↓↓↓

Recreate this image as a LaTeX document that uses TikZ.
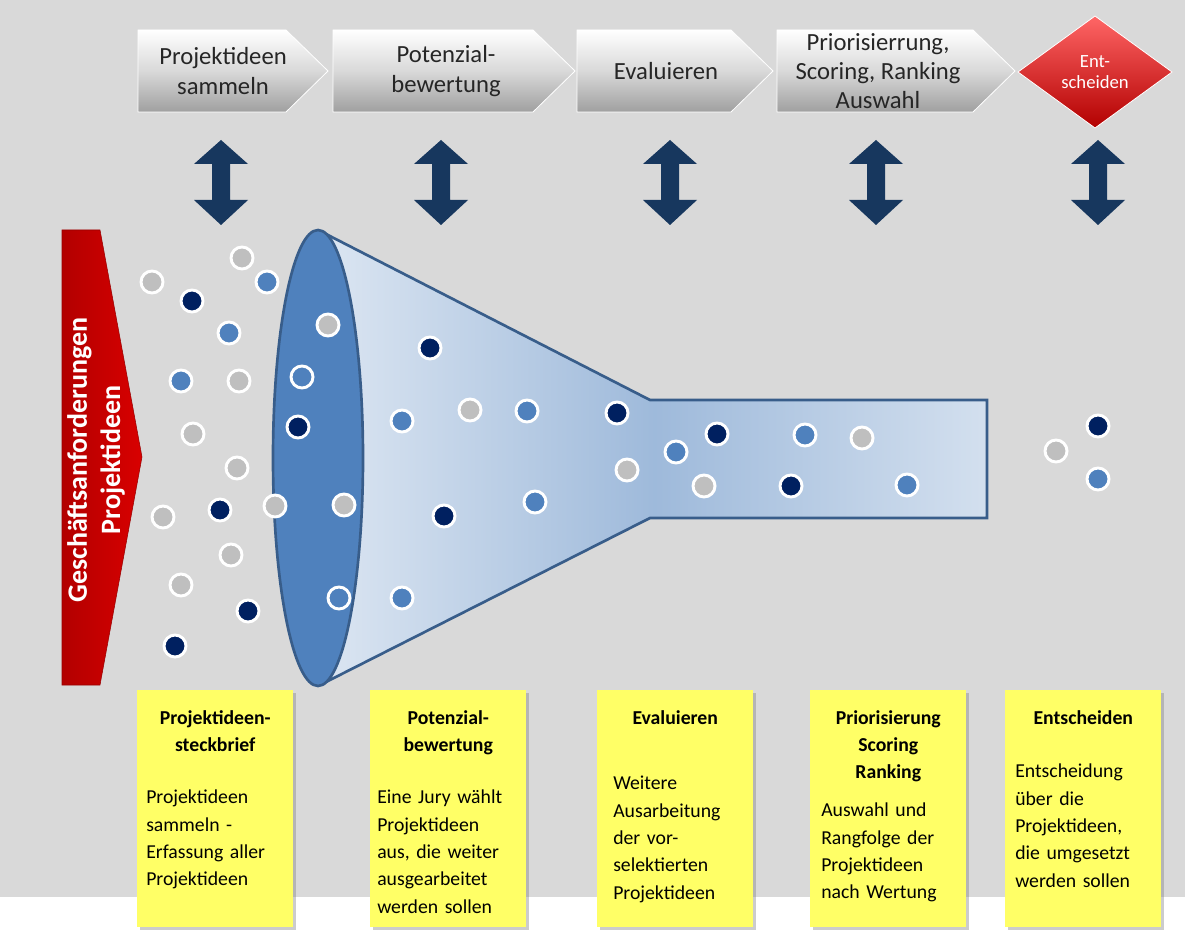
\documentclass[tikz,border=0pt]{standalone}
\usepackage{fontspec}
\setmainfont{Carlito}
\usetikzlibrary{shapes.geometric,shadows}
\definecolor{bg}{HTML}{D9D9D9}
\definecolor{navy}{HTML}{002060}
\definecolor{dnavy}{HTML}{17375E}
\definecolor{mblue}{HTML}{4F81BD}
\definecolor{cgray}{HTML}{BFBFBF}
\definecolor{note}{HTML}{FFFF66}
\definecolor{edge}{HTML}{385D8A}
\begin{document}
\begin{tikzpicture}[x=0.75pt,y=-0.75pt,
 chev/.style={draw=white,line width=0.6pt,top color=white,bottom color=gray!75,middle color=gray!30},
 ctext/.style={font=\fontsize{18.5}{22}\selectfont,align=center,text=black!85},
 dot/.style={circle,draw=white,line width=2.2pt,minimum size=22pt*0.75,inner sep=0pt},
 g/.style={dot,fill=cgray}, n/.style={dot,fill=navy}, b/.style={dot,fill=mblue},
 sticky/.style={draw=none,fill=note,drop shadow={shadow xshift=2pt,shadow yshift=-2pt,opacity=0.4}},
 ntext/.style={font=\fontsize{14.8}{20.5}\selectfont,align=left,anchor=north west,inner sep=0pt,text width=150*0.75pt},
 nhead/.style={ntext,font=\bfseries\fontsize{14.8}{20.5}\selectfont,align=center},
 dbl/.style={fill=dnavy}]
\useasboundingbox (0,0) rectangle (1185,941);
\fill[bg] (0,0) rectangle (1185,897);
% chevrons
\foreach \a/\bb in {138/328,333/575,577/773,777/1015}{
 \path[chev] (\a,30) -- (\bb-42,30) -- (\bb,71) -- (\bb-42,112) -- (\a,112) -- cycle;
}
\node[ctext] (t1) at (223,71) {Projektideen\\sammeln};
\node[ctext] (t2) at (446,71) {Potenzial-\\bewertung};
\node[ctext] (t3) at (666,71) {Evaluieren};
\node[ctext] (t4) at (878,71) {Priorisierrung,\\Scoring, Ranking\\Auswahl};
\path[draw=white,line width=0.6pt,top color=red!60,bottom color=red!70!black] (1018,72)--(1095,16)--(1172,72)--(1095,128)--cycle;
\node[font=\fontsize{14}{16}\selectfont,text=white,align=center] (t5) at (1095,72) {Ent-\\scheiden};
% double arrows
\foreach \x in {221,441,670,876,1098}{
 \fill[dbl] (\x,140) -- (\x+27,164) -- (\x+9,164) -- (\x+9,200) -- (\x+27,200) -- (\x,225) -- (\x-27,200) -- (\x-9,200) -- (\x-9,164) -- (\x-27,164) -- cycle;
}
% red arrow
\path[left color=red!70!black,right color=red!85!black,draw=red!60!black] (62,230) -- (100,230) -- (142,457) -- (100,685) -- (62,685) -- cycle;
\node[rotate=90,text=white,font=\bfseries\fontsize{21}{25}\selectfont,align=center] (ga) at (96,460) {Geschäftsanforderungen\\Projektideen};
% funnel
\path[left color=white!80!mblue,right color=mblue!25,middle color=mblue!55,draw=edge,line width=2pt] (322,232) -- (650,400) -- (987,400) -- (987,518) -- (650,518) -- (322,684) -- cycle;
\path[fill=mblue,draw=edge,line width=2pt] (318,458) ellipse [x radius=45,y radius=228];
% dots
\foreach \x/\y in {152/282,242/258,239/381,193/434,237/468,163/517,275/506,231/555,181/585,328/325,344/505,470/410,627/470,704/486,862/438,1056/451}{\node[g] at (\x,\y) {};}
\foreach \x/\y in {192/301,220/510,248/611,175/646,298/427,430/348,444/516,617/413,717/434,791/486,1098/426}{\node[n] at (\x,\y) {};}
\foreach \x/\y in {267/282,229/333,181/381,302/377,339/598,402/421,527/411,535/502,402/598,676/452,805/435,907/485,1098/479}{\node[b] at (\x,\y) {};}
% notes
\foreach \a in {137,370,597,810,1005}{\path[sticky] (\a,690) rectangle (\a+156,927);}
\node[nhead] (h1) at (140,710) {Projektideen-\\steckbrief};
\node[ntext] (b1) at (146,790) {Projektideen\\sammeln -\\Erfassung aller\\Projektideen};
\node[nhead] (h2) at (373,710) {Potenzial-\\bewertung};
\node[ntext] (b2) at (377,790) {Eine Jury wählt\\Projektideen\\aus, die weiter\\ausgearbeitet\\werden sollen};
\node[nhead] (h3) at (600,710) {Evaluieren};
\node[ntext] (b3) at (613,776) {Weitere\\Ausarbeitung\\der vor-\\selektierten\\Projektideen};
\node[nhead] (h4) at (813,710) {Priorisierung\\Scoring\\Ranking};
\node[ntext] (b4) at (821,803) {Auswahl und\\Rangfolge der\\Projektideen\\nach Wertung};
\node[nhead] (h5) at (1008,710) {Entscheiden};
\node[ntext] (b5) at (1015,764) {Entscheidung\\über die\\Projektideen,\\die umgesetzt\\werden sollen};
\end{tikzpicture}
\end{document}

↑↑↑

Exercise details ->
Copy the whole of the material above exactly, but not its images.

Written answer ->
Recreate this image as a LaTeX document that uses TikZ.
\documentclass[tikz,border=0pt]{standalone}
\usepackage{fontspec}
\setmainfont{Carlito}
\usetikzlibrary{shapes.geometric,shadows}
\definecolor{bg}{HTML}{D9D9D9}
\definecolor{navy}{HTML}{002060}
\definecolor{dnavy}{HTML}{17375E}
\definecolor{mblue}{HTML}{4F81BD}
\definecolor{cgray}{HTML}{BFBFBF}
\definecolor{note}{HTML}{FFFF66}
\definecolor{edge}{HTML}{385D8A}
\begin{document}
\begin{tikzpicture}[x=0.75pt,y=-0.75pt,
 chev/.style={draw=white,line width=0.6pt,top color=white,bottom color=gray!75,middle color=gray!30},
 ctext/.style={font=\fontsize{18.5}{22}\selectfont,align=center,text=black!85},
 dot/.style={circle,draw=white,line width=2.2pt,minimum size=22pt*0.75,inner sep=0pt},
 g/.style={dot,fill=cgray}, n/.style={dot,fill=navy}, b/.style={dot,fill=mblue},
 sticky/.style={draw=none,fill=note,drop shadow={shadow xshift=2pt,shadow yshift=-2pt,opacity=0.4}},
 ntext/.style={font=\fontsize{14.8}{20.5}\selectfont,align=left,anchor=north west,inner sep=0pt,text width=150*0.75pt},
 nhead/.style={ntext,font=\bfseries\fontsize{14.8}{20.5}\selectfont,align=center},
 dbl/.style={fill=dnavy}]
\useasboundingbox (0,0) rectangle (1185,941);
\fill[bg] (0,0) rectangle (1185,897);
% chevrons
\foreach \a/\bb in {138/328,333/575,577/773,777/1015}{
 \path[chev] (\a,30) -- (\bb-42,30) -- (\bb,71) -- (\bb-42,112) -- (\a,112) -- cycle;
}
\node[ctext] (t1) at (223,71) {Projektideen\\sammeln};
\node[ctext] (t2) at (446,71) {Potenzial-\\bewertung};
\node[ctext] (t3) at (666,71) {Evaluieren};
\node[ctext] (t4) at (878,71) {Priorisierrung,\\Scoring, Ranking\\Auswahl};
\path[draw=white,line width=0.6pt,top color=red!60,bottom color=red!70!black] (1018,72)--(1095,16)--(1172,72)--(1095,128)--cycle;
\node[font=\fontsize{14}{16}\selectfont,text=white,align=center] (t5) at (1095,72) {Ent-\\scheiden};
% double arrows
\foreach \x in {221,441,670,876,1098}{
 \fill[dbl] (\x,140) -- (\x+27,164) -- (\x+9,164) -- (\x+9,200) -- (\x+27,200) -- (\x,225) -- (\x-27,200) -- (\x-9,200) -- (\x-9,164) -- (\x-27,164) -- cycle;
}
% red arrow
\path[left color=red!70!black,right color=red!85!black,draw=red!60!black] (62,230) -- (100,230) -- (142,457) -- (100,685) -- (62,685) -- cycle;
\node[rotate=90,text=white,font=\bfseries\fontsize{21}{25}\selectfont,align=center] (ga) at (96,460) {Geschäftsanforderungen\\Projektideen};
% funnel
\path[left color=white!80!mblue,right color=mblue!25,middle color=mblue!55,draw=edge,line width=2pt] (322,232) -- (650,400) -- (987,400) -- (987,518) -- (650,518) -- (322,684) -- cycle;
\path[fill=mblue,draw=edge,line width=2pt] (318,458) ellipse [x radius=45,y radius=228];
% dots
\foreach \x/\y in {152/282,242/258,239/381,193/434,237/468,163/517,275/506,231/555,181/585,328/325,344/505,470/410,627/470,704/486,862/438,1056/451}{\node[g] at (\x,\y) {};}
\foreach \x/\y in {192/301,220/510,248/611,175/646,298/427,430/348,444/516,617/413,717/434,791/486,1098/426}{\node[n] at (\x,\y) {};}
\foreach \x/\y in {267/282,229/333,181/381,302/377,339/598,402/421,527/411,535/502,402/598,676/452,805/435,907/485,1098/479}{\node[b] at (\x,\y) {};}
% notes
\foreach \a in {137,370,597,810,1005}{\path[sticky] (\a,690) rectangle (\a+156,927);}
\node[nhead] (h1) at (140,710) {Projektideen-\\steckbrief};
\node[ntext] (b1) at (146,790) {Projektideen\\sammeln -\\Erfassung aller\\Projektideen};
\node[nhead] (h2) at (373,710) {Potenzial-\\bewertung};
\node[ntext] (b2) at (377,790) {Eine Jury wählt\\Projektideen\\aus, die weiter\\ausgearbeitet\\werden sollen};
\node[nhead] (h3) at (600,710) {Evaluieren};
\node[ntext] (b3) at (613,776) {Weitere\\Ausarbeitung\\der vor-\\selektierten\\Projektideen};
\node[nhead] (h4) at (813,710) {Priorisierung\\Scoring\\Ranking};
\node[ntext] (b4) at (821,803) {Auswahl und\\Rangfolge der\\Projektideen\\nach Wertung};
\node[nhead] (h5) at (1008,710) {Entscheiden};
\node[ntext] (b5) at (1015,764) {Entscheidung\\über die\\Projektideen,\\die umgesetzt\\werden sollen};
\end{tikzpicture}
\end{document}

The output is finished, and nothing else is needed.